» **Written instruction**:
All of the material should be reproduced exactly, with pictures left out.

» **Data segment**:

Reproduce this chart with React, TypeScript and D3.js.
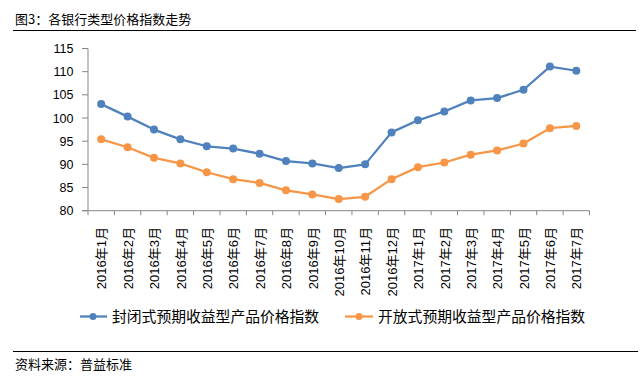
import React from "react";
import * as d3 from "d3";

const categories = [
  "2016年1月", "2016年2月", "2016年3月", "2016年4月", "2016年5月", "2016年6月",
  "2016年7月", "2016年8月", "2016年9月", "2016年10月", "2016年11月", "2016年12月",
  "2017年1月", "2017年2月", "2017年3月", "2017年4月", "2017年5月", "2017年6月", "2017年7月",
];
const closedIndex = [103.0, 100.3, 97.5, 95.4, 93.9, 93.4, 92.3, 90.7, 90.2, 89.2, 90.0, 96.9, 99.5, 101.4, 103.8, 104.3, 106.1, 111.1, 110.2];
const openIndex = [95.4, 93.7, 91.4, 90.2, 88.3, 86.8, 86.0, 84.4, 83.5, 82.5, 83.0, 86.8, 89.4, 90.4, 92.1, 93.0, 94.5, 97.8, 98.3];
const yTicks = [80, 85, 90, 95, 100, 105, 110, 115];
const seriesNames = ["封闭式预期收益型产品价格指数", "开放式预期收益型产品价格指数"];
const titleText = "图3：各银行类型价格指数走势";
const sourceText = "资料来源：普益标准";

const W = 642;
const H = 381;
const BLUE = "#4F81BD";
const ORANGE = "#F79646";
const AXIS = "#868686";
const FONT = "'Liberation Sans', Arial, 'Noto Sans CJK SC', sans-serif";
const CJK = "'Noto Sans CJK SC', 'Liberation Sans', sans-serif";

export default function App() {
  const x = d3.scaleBand<string>().domain(categories).range([88, 589.5]).paddingInner(0).paddingOuter(0);
  const y = d3.scaleLinear().domain([80, 115]).range([210.7, 48.5]);
  const cx = (c: string) => (x(c) as number) + x.bandwidth() / 2;
  const line = d3
    .line<number>()
    .x((_, i) => cx(categories[i]))
    .y((d) => y(d));

  const series = [
    { name: seriesNames[0], data: closedIndex, color: BLUE },
    { name: seriesNames[1], data: openIndex, color: ORANGE },
  ];

  const legend = [
    { x0: 80, x1: 107, mx: 93, tx: 112 },
    { x0: 345, x1: 373, mx: 359, tx: 378 },
  ];

  const y0 = y(80);

  return (
    <svg
      width={W}
      height={H}
      style={{ position: "absolute", left: 0, top: 0, background: "#fff" }}
      xmlns="http://www.w3.org/2000/svg"
    >
      <rect x={0} y={0} width={W} height={H} fill="#fff" />
      {/* title */}
      <text x={15} y={23.5} fontSize={13} fontFamily={CJK} fill="#000">
        {titleText}
      </text>
      <line x1={13} x2={636} y1={30.5} y2={30.5} stroke="#000" strokeWidth={1} />

      {/* y axis */}
      <line x1={88} x2={88} y1={y(115)} y2={y0} stroke={AXIS} strokeWidth={1} />
      {yTicks.map((t) => (
        <g key={t}>
          <line x1={82} x2={88} y1={y(t)} y2={y(t)} stroke={AXIS} strokeWidth={1} />
          <text
            x={73.5}
            y={y(t)}
            dy="0.36em"
            textAnchor="end"
            fontSize={12.5}
            fontFamily={FONT}
            fill="#000"
          >
            {t}
          </text>
        </g>
      ))}

      {/* x axis */}
      <line x1={82} x2={589.5} y1={y0} y2={y0} stroke={AXIS} strokeWidth={1} />
      {categories.map((c) => (
        <line
          key={"t" + c}
          x1={(x(c) as number) + x.bandwidth()}
          x2={(x(c) as number) + x.bandwidth()}
          y1={y0}
          y2={y0 + 4.5}
          stroke={AXIS}
          strokeWidth={1}
        />
      ))}
      <line x1={88} x2={88} y1={y0} y2={y0 + 4.5} stroke={AXIS} strokeWidth={1} />
      {categories.map((c) => (
        <text
          key={"l" + c}
          transform={`translate(${cx(c) + 0.5},227) rotate(-90)`}
          textAnchor="end"
          dy="0.36em"
          fontSize={13}
          fontFamily={FONT}
          fill="#000"
        >
          {c}
        </text>
      ))}

      {/* series */}
      {series.map((s) => (
        <g key={s.name}>
          <path d={line(s.data) || ""} fill="none" stroke={s.color} strokeWidth={2.25} strokeLinejoin="round" />
          {s.data.map((v, i) => (
            <circle key={i} cx={cx(categories[i])} cy={y(v)} r={4} fill={s.color} />
          ))}
        </g>
      ))}

      {/* legend */}
      {series.map((s, i) => (
        <g key={"lg" + s.name}>
          <line x1={legend[i].x0} x2={legend[i].x1} y1={316.5} y2={316.5} stroke={s.color} strokeWidth={2.25} />
          <circle cx={legend[i].mx} cy={316.5} r={3.5} fill={s.color} />
          <text x={legend[i].tx} y={316.5} dy="0.36em" fontSize={14.8} fontFamily={CJK} fill="#000">
            {s.name}
          </text>
        </g>
      ))}

      {/* source */}
      <line x1={13} x2={638} y1={351.5} y2={351.5} stroke="#000" strokeWidth={1} />
      <text x={15} y={364} dy="0.36em" fontSize={13} fontFamily={CJK} fill="#000">
        {sourceText}
      </text>
    </svg>
  );
}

» **Response**:
Reproduce this chart with React, TypeScript and D3.js.
import React from "react";
import * as d3 from "d3";

const categories = [
  "2016年1月", "2016年2月", "2016年3月", "2016年4月", "2016年5月", "2016年6月",
  "2016年7月", "2016年8月", "2016年9月", "2016年10月", "2016年11月", "2016年12月",
  "2017年1月", "2017年2月", "2017年3月", "2017年4月", "2017年5月", "2017年6月", "2017年7月",
];
const closedIndex = [103.0, 100.3, 97.5, 95.4, 93.9, 93.4, 92.3, 90.7, 90.2, 89.2, 90.0, 96.9, 99.5, 101.4, 103.8, 104.3, 106.1, 111.1, 110.2];
const openIndex = [95.4, 93.7, 91.4, 90.2, 88.3, 86.8, 86.0, 84.4, 83.5, 82.5, 83.0, 86.8, 89.4, 90.4, 92.1, 93.0, 94.5, 97.8, 98.3];
const yTicks = [80, 85, 90, 95, 100, 105, 110, 115];
const seriesNames = ["封闭式预期收益型产品价格指数", "开放式预期收益型产品价格指数"];
const titleText = "图3：各银行类型价格指数走势";
const sourceText = "资料来源：普益标准";

const W = 642;
const H = 381;
const BLUE = "#4F81BD";
const ORANGE = "#F79646";
const AXIS = "#868686";
const FONT = "'Liberation Sans', Arial, 'Noto Sans CJK SC', sans-serif";
const CJK = "'Noto Sans CJK SC', 'Liberation Sans', sans-serif";

export default function App() {
  const x = d3.scaleBand<string>().domain(categories).range([88, 589.5]).paddingInner(0).paddingOuter(0);
  const y = d3.scaleLinear().domain([80, 115]).range([210.7, 48.5]);
  const cx = (c: string) => (x(c) as number) + x.bandwidth() / 2;
  const line = d3
    .line<number>()
    .x((_, i) => cx(categories[i]))
    .y((d) => y(d));

  const series = [
    { name: seriesNames[0], data: closedIndex, color: BLUE },
    { name: seriesNames[1], data: openIndex, color: ORANGE },
  ];

  const legend = [
    { x0: 80, x1: 107, mx: 93, tx: 112 },
    { x0: 345, x1: 373, mx: 359, tx: 378 },
  ];

  const y0 = y(80);

  return (
    <svg
      width={W}
      height={H}
      style={{ position: "absolute", left: 0, top: 0, background: "#fff" }}
      xmlns="http://www.w3.org/2000/svg"
    >
      <rect x={0} y={0} width={W} height={H} fill="#fff" />
      {/* title */}
      <text x={15} y={23.5} fontSize={13} fontFamily={CJK} fill="#000">
        {titleText}
      </text>
      <line x1={13} x2={636} y1={30.5} y2={30.5} stroke="#000" strokeWidth={1} />

      {/* y axis */}
      <line x1={88} x2={88} y1={y(115)} y2={y0} stroke={AXIS} strokeWidth={1} />
      {yTicks.map((t) => (
        <g key={t}>
          <line x1={82} x2={88} y1={y(t)} y2={y(t)} stroke={AXIS} strokeWidth={1} />
          <text
            x={73.5}
            y={y(t)}
            dy="0.36em"
            textAnchor="end"
            fontSize={12.5}
            fontFamily={FONT}
            fill="#000"
          >
            {t}
          </text>
        </g>
      ))}

      {/* x axis */}
      <line x1={82} x2={589.5} y1={y0} y2={y0} stroke={AXIS} strokeWidth={1} />
      {categories.map((c) => (
        <line
          key={"t" + c}
          x1={(x(c) as number) + x.bandwidth()}
          x2={(x(c) as number) + x.bandwidth()}
          y1={y0}
          y2={y0 + 4.5}
          stroke={AXIS}
          strokeWidth={1}
        />
      ))}
      <line x1={88} x2={88} y1={y0} y2={y0 + 4.5} stroke={AXIS} strokeWidth={1} />
      {categories.map((c) => (
        <text
          key={"l" + c}
          transform={`translate(${cx(c) + 0.5},227) rotate(-90)`}
          textAnchor="end"
          dy="0.36em"
          fontSize={13}
          fontFamily={FONT}
          fill="#000"
        >
          {c}
        </text>
      ))}

      {/* series */}
      {series.map((s) => (
        <g key={s.name}>
          <path d={line(s.data) || ""} fill="none" stroke={s.color} strokeWidth={2.25} strokeLinejoin="round" />
          {s.data.map((v, i) => (
            <circle key={i} cx={cx(categories[i])} cy={y(v)} r={4} fill={s.color} />
          ))}
        </g>
      ))}

      {/* legend */}
      {series.map((s, i) => (
        <g key={"lg" + s.name}>
          <line x1={legend[i].x0} x2={legend[i].x1} y1={316.5} y2={316.5} stroke={s.color} strokeWidth={2.25} />
          <circle cx={legend[i].mx} cy={316.5} r={3.5} fill={s.color} />
          <text x={legend[i].tx} y={316.5} dy="0.36em" fontSize={14.8} fontFamily={CJK} fill="#000">
            {s.name}
          </text>
        </g>
      ))}

      {/* source */}
      <line x1={13} x2={638} y1={351.5} y2={351.5} stroke="#000" strokeWidth={1} />
      <text x={15} y={364} dy="0.36em" fontSize={13} fontFamily={CJK} fill="#000">
        {sourceText}
      </text>
    </svg>
  );
}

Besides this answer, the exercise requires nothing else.